> **SUPPLIED DATA**
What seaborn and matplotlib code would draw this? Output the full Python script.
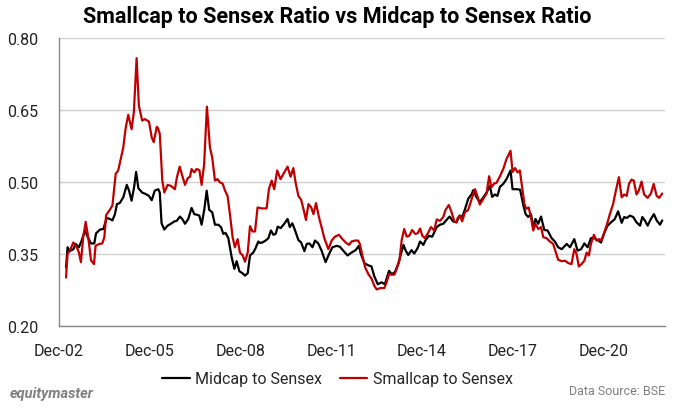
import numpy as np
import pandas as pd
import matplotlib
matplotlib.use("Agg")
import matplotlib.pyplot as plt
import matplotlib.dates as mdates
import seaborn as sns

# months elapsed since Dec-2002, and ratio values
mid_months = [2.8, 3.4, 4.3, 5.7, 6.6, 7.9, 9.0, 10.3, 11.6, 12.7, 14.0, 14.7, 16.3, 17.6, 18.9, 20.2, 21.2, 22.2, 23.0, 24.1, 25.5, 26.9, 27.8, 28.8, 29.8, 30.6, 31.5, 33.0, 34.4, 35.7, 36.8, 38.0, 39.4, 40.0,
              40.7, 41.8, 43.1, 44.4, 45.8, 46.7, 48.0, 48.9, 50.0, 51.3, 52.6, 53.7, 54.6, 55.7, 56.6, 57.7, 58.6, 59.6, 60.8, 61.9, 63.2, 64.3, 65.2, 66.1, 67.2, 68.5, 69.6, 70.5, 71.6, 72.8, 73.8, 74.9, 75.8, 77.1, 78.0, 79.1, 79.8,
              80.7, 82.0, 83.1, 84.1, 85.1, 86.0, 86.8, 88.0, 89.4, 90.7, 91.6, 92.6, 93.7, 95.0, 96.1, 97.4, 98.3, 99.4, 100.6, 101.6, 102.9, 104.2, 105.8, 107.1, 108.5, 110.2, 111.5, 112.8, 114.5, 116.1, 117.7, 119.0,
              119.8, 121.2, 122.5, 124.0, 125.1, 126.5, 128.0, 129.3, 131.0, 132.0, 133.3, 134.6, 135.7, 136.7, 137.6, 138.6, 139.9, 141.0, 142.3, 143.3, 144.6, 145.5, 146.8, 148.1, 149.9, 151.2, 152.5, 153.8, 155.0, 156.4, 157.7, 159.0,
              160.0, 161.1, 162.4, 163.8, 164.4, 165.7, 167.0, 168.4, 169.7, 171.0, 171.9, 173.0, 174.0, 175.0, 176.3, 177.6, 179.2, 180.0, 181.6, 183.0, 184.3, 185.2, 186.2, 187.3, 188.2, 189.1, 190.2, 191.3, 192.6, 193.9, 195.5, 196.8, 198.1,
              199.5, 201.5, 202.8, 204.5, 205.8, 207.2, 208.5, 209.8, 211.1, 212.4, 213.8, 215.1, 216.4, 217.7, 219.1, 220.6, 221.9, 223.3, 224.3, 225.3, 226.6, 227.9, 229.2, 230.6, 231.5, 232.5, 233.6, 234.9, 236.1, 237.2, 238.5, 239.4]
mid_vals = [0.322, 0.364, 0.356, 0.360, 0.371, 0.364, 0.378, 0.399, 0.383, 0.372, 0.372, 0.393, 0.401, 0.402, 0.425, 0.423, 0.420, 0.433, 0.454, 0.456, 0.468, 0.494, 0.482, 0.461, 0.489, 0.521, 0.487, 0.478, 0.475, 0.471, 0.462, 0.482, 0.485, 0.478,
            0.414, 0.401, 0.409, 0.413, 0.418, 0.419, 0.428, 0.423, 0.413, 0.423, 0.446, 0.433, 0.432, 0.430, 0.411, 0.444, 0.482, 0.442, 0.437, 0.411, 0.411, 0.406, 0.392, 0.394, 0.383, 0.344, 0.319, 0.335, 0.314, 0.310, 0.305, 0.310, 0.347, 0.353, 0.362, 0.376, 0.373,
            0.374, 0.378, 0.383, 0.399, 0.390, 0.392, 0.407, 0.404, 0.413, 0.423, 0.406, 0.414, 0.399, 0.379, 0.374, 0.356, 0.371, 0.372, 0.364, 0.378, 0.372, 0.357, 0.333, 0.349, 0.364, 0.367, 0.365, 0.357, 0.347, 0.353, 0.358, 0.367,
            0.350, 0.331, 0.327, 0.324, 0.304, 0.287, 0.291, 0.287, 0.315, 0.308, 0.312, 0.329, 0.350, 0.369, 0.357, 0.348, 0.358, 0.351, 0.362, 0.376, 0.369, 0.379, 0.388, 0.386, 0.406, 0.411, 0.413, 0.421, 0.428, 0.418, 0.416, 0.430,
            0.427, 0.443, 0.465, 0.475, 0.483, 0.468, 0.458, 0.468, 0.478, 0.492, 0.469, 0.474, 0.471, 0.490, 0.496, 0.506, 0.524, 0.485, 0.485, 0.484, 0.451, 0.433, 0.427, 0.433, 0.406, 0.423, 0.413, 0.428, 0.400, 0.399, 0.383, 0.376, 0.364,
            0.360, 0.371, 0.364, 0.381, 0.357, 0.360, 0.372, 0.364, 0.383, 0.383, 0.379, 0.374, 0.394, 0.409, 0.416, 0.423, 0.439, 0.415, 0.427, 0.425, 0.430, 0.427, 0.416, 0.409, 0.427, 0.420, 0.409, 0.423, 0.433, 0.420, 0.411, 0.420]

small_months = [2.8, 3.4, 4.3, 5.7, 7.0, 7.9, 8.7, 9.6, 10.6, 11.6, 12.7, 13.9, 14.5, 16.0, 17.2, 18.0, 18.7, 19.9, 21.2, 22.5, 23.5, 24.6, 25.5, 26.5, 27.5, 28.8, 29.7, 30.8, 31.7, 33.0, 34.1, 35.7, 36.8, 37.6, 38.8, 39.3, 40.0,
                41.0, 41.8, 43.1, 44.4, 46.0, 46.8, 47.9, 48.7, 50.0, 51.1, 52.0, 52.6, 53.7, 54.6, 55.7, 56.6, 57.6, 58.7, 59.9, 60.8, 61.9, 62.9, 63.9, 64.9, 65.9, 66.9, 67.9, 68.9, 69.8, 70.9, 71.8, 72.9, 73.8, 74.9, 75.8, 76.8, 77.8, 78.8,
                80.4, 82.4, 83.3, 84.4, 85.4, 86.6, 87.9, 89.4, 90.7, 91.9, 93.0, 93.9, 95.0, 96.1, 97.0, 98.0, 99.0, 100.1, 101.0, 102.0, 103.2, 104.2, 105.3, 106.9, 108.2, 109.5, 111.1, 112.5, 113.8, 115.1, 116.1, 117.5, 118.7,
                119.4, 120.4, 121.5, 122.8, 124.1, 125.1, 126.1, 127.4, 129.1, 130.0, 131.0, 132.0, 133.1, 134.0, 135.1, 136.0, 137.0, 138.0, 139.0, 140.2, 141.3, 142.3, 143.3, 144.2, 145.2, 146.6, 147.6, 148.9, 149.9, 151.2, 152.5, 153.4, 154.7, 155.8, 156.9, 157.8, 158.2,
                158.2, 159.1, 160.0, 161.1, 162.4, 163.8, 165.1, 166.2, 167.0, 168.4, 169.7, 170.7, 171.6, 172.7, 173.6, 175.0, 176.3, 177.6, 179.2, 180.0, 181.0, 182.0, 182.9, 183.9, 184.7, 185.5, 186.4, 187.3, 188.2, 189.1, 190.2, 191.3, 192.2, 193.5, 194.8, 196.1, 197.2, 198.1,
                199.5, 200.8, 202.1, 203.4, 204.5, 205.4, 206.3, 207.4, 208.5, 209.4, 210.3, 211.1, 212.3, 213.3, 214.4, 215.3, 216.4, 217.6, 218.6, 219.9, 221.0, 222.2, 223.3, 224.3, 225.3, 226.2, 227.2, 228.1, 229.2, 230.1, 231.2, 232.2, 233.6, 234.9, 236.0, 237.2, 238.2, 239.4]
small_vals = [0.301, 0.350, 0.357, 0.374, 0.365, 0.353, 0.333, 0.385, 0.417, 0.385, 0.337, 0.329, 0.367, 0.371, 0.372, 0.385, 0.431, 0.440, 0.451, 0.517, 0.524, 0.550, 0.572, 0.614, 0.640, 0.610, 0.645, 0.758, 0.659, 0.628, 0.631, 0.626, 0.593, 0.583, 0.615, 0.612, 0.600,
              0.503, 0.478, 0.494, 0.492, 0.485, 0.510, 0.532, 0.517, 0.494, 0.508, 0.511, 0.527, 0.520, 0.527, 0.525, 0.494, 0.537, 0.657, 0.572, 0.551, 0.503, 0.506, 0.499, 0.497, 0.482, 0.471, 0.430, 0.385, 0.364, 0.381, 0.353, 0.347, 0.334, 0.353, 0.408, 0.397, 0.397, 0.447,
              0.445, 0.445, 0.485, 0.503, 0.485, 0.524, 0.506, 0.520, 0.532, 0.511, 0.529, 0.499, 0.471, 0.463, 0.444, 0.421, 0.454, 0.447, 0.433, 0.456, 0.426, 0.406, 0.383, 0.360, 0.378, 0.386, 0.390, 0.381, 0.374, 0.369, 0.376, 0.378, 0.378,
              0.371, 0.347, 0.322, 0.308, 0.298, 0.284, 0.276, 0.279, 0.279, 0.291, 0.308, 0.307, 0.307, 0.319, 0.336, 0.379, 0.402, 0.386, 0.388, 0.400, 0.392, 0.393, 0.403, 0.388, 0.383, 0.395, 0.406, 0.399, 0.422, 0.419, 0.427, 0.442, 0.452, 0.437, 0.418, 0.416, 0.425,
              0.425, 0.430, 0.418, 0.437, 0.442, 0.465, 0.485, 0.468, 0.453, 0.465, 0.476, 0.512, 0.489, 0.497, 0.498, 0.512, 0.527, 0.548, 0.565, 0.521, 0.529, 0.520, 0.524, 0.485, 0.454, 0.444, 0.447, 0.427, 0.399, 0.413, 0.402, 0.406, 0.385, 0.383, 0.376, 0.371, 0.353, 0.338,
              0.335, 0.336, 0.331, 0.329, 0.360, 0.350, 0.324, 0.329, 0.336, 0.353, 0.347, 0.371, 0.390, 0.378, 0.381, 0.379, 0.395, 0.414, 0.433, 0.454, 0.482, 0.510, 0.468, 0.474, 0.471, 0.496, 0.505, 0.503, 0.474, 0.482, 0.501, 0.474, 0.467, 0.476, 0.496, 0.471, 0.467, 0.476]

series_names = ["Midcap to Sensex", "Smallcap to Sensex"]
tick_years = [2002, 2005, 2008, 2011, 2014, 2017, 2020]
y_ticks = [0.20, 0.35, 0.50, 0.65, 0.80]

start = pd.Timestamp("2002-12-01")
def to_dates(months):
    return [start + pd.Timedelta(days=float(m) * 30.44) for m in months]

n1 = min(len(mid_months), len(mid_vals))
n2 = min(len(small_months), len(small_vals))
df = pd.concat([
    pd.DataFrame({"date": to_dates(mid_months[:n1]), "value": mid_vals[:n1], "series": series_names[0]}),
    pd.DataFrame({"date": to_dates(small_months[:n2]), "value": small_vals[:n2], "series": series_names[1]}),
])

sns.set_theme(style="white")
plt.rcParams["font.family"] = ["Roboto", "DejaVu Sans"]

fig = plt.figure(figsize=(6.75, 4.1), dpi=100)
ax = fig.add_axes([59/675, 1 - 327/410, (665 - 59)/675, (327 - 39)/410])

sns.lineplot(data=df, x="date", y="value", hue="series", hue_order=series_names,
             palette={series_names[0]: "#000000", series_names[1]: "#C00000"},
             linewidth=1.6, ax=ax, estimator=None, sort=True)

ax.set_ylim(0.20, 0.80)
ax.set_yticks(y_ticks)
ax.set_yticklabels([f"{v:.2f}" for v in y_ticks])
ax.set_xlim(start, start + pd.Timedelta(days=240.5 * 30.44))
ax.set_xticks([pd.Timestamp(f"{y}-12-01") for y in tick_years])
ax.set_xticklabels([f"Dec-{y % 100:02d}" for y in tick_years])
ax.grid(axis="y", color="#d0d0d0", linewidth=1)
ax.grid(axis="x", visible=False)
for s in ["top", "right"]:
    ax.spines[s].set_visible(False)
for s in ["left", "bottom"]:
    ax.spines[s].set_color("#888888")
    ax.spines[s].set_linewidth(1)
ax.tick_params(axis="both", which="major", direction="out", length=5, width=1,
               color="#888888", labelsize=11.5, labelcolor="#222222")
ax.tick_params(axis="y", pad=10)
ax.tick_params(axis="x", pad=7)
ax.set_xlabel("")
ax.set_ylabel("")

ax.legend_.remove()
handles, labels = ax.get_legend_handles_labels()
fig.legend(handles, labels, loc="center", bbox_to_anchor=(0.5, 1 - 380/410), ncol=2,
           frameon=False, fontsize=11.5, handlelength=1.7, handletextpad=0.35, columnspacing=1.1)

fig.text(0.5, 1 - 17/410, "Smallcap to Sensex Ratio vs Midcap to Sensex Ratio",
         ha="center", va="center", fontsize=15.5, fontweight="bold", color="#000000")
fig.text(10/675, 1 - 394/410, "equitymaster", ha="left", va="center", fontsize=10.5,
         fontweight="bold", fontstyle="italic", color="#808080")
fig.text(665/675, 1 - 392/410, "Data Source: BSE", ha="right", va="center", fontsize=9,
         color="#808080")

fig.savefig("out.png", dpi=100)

> **INSTRUCTIONS FOR THE TASK**
Up to and including the line containing "import seaborn as sns", repeat every line from the start of the data, but none of the pictures.

> **ANSWER TO THE EXERCISE**
What seaborn and matplotlib code would draw this? Output the full Python script.
import numpy as np
import pandas as pd
import matplotlib
matplotlib.use("Agg")
import matplotlib.pyplot as plt
import matplotlib.dates as mdates
import seaborn as sns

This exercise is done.